* What you have to do
In the material below, list every line carrying the string "this".
- - -
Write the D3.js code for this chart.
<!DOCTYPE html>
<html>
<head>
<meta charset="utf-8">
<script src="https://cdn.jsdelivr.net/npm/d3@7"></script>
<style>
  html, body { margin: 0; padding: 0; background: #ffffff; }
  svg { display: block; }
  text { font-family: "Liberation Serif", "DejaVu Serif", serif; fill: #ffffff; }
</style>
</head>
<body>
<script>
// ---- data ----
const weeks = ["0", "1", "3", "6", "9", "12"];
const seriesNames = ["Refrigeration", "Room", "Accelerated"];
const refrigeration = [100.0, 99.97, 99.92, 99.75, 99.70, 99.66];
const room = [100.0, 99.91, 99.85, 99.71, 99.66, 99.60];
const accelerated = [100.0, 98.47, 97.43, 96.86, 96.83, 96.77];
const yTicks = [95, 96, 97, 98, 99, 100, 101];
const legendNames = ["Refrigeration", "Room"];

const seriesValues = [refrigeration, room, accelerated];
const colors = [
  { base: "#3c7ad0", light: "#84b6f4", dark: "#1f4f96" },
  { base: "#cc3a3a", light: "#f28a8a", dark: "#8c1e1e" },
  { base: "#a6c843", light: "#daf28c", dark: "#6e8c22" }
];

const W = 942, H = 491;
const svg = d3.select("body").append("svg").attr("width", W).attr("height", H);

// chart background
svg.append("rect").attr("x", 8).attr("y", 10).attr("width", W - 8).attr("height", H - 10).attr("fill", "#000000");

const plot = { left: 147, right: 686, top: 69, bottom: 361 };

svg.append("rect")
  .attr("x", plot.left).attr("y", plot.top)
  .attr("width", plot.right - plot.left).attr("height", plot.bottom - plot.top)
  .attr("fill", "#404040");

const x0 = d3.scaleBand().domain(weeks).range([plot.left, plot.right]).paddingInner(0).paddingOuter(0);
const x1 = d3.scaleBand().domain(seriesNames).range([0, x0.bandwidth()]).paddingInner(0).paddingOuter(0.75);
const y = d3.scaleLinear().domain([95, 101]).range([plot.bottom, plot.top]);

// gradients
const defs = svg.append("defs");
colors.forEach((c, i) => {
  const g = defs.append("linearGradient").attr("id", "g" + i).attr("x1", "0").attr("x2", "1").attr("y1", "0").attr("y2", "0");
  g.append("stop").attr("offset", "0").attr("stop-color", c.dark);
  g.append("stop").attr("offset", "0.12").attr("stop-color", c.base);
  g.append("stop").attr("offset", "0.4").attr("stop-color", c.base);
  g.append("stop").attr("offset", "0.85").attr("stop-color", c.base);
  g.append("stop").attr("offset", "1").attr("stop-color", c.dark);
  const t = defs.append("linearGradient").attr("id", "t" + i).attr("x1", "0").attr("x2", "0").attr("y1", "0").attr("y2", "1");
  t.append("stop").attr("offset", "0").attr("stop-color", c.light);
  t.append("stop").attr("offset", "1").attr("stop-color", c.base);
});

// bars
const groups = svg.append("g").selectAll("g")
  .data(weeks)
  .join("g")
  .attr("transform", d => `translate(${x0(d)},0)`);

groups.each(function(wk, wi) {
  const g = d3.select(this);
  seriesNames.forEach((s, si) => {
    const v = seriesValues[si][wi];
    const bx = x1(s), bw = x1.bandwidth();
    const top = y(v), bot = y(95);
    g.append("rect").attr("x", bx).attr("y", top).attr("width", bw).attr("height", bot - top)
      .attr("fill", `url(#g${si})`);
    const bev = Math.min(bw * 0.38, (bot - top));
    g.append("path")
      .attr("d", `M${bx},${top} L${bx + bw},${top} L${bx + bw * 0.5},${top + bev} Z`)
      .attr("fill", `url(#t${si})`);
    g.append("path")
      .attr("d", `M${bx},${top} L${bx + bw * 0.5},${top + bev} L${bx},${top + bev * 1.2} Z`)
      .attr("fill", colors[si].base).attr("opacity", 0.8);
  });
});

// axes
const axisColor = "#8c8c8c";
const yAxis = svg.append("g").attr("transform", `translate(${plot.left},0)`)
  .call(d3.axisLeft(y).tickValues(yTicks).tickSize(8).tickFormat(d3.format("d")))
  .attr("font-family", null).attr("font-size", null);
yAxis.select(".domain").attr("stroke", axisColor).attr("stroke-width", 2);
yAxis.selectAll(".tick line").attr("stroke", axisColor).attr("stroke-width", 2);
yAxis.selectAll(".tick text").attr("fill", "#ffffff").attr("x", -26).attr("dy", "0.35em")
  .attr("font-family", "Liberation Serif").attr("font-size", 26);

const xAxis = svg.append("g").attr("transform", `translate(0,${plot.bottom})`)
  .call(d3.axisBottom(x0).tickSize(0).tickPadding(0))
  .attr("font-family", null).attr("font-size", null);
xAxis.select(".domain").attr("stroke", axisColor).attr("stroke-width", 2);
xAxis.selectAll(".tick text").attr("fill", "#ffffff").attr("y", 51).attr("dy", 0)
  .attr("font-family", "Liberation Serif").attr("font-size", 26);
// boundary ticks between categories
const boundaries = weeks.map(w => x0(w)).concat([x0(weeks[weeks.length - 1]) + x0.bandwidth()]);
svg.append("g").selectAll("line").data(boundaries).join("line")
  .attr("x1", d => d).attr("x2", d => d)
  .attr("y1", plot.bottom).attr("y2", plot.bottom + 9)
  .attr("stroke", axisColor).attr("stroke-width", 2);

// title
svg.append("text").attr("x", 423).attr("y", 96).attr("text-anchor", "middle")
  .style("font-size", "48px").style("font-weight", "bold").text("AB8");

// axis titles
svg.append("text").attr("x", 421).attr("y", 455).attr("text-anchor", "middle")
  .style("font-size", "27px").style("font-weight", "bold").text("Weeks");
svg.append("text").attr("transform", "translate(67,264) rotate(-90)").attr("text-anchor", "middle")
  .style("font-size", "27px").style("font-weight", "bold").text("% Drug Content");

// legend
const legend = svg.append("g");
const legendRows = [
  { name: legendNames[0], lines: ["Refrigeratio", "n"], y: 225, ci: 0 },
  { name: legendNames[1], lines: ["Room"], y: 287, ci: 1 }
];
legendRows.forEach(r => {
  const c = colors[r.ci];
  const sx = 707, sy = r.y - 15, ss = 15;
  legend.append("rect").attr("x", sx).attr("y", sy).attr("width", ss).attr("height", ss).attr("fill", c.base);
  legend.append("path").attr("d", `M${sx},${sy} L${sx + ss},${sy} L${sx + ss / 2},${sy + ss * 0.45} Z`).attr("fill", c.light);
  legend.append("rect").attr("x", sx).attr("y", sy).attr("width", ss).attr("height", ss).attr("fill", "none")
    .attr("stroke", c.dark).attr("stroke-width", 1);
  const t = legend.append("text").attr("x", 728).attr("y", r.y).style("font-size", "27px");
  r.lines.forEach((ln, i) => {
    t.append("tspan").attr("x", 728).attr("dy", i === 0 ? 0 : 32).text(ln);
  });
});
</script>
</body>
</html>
- - -
* Correct output
Write the D3.js code for this chart.
  const g = d3.select(this);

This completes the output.